*TASK OBJECTIVE*:
Take the lines from the top down to and including the one with "import pandas as pd" and repeat them exactly. Omit images.

*DATA TO USE*:
┌──

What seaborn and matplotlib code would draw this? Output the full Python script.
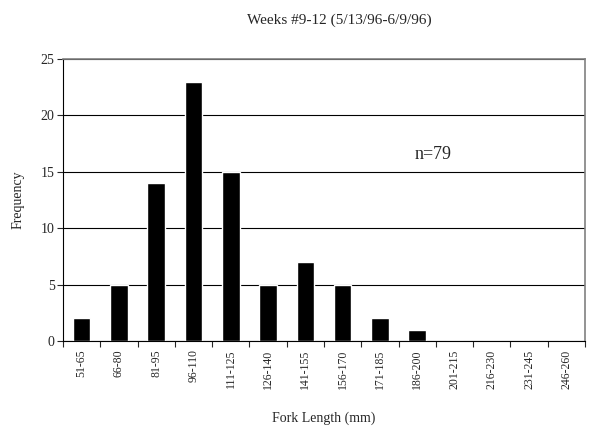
import matplotlib
matplotlib.use("Agg")
import matplotlib.pyplot as plt
import seaborn as sns
import pandas as pd

categories = ["51-65", "66-80", "81-95", "96-110", "111-125", "126-140", "141-155",
              "156-170", "171-185", "186-200", "201-215", "216-230", "231-245", "246-260"]
frequency = [2, 5, 14, 23, 15, 5, 7, 5, 2, 1, 0, 0, 0, 0]
y_ticks = [0, 5, 10, 15, 20, 25]
title = "Weeks #9-12 (5/13/96-6/9/96)"
annotation = "n=79"

sns.set_style("white")
plt.rcParams['font.family'] = ['Liberation Serif', 'DejaVu Serif']

df = pd.DataFrame({"Fork Length (mm)": categories, "Frequency": frequency})

fig = plt.figure(figsize=(5.89, 4.30), dpi=100)
ax = fig.add_axes([63/589, 89/430, (585-63)/589, (341-59)/430])

sns.barplot(data=df, x="Fork Length (mm)", y="Frequency", color="black",
            width=0.47, ax=ax, saturation=1)

ax.set_ylim(0, 25)
ax.set_xlim(-0.5, len(categories) - 0.5)
ax.set_yticks(y_ticks)
ax.set_yticklabels([str(t) for t in y_ticks], fontsize=10)
ax.yaxis.grid(True, color="black", linewidth=0.8)
ax.set_axisbelow(True)

ax.set_xticks(range(len(categories)))
ax.set_xticklabels(categories, rotation=90, fontsize=8.5)
ax.tick_params(axis="x", length=0, pad=6)
ax.set_xticks([i - 0.5 for i in range(len(categories) + 1)], minor=True)
ax.tick_params(axis="x", which="minor", length=4, direction="out", width=0.8, bottom=True)
ax.tick_params(axis="y", length=4, direction="out", width=0.8, left=True, pad=2)

for side in ["left", "bottom"]:
    ax.spines[side].set_color("black")
    ax.spines[side].set_linewidth(0.8)
for side in ["top", "right"]:
    ax.spines[side].set_color("#808080")
    ax.spines[side].set_linewidth(1.2)

ax.set_xlabel("Fork Length (mm)", fontsize=10, labelpad=16)
ax.set_ylabel("Frequency", fontsize=10, labelpad=12)

ax.text(8.94, 15.8, annotation, fontsize=13, ha="left", va="bottom")
fig.text(339/589, 1 - 20/430, title, fontsize=11, ha="center", va="center")

fig.savefig("out.png", dpi=100)
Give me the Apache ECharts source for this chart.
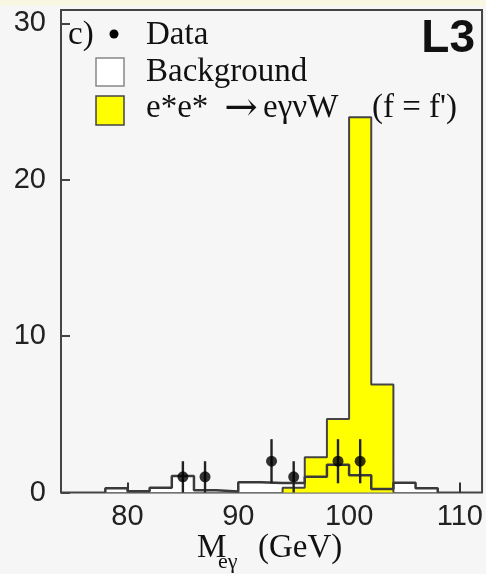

└──

*FINISHED TASK*:
What seaborn and matplotlib code would draw this? Output the full Python script.
import matplotlib
matplotlib.use("Agg")
import matplotlib.pyplot as plt
import seaborn as sns
import pandas as pd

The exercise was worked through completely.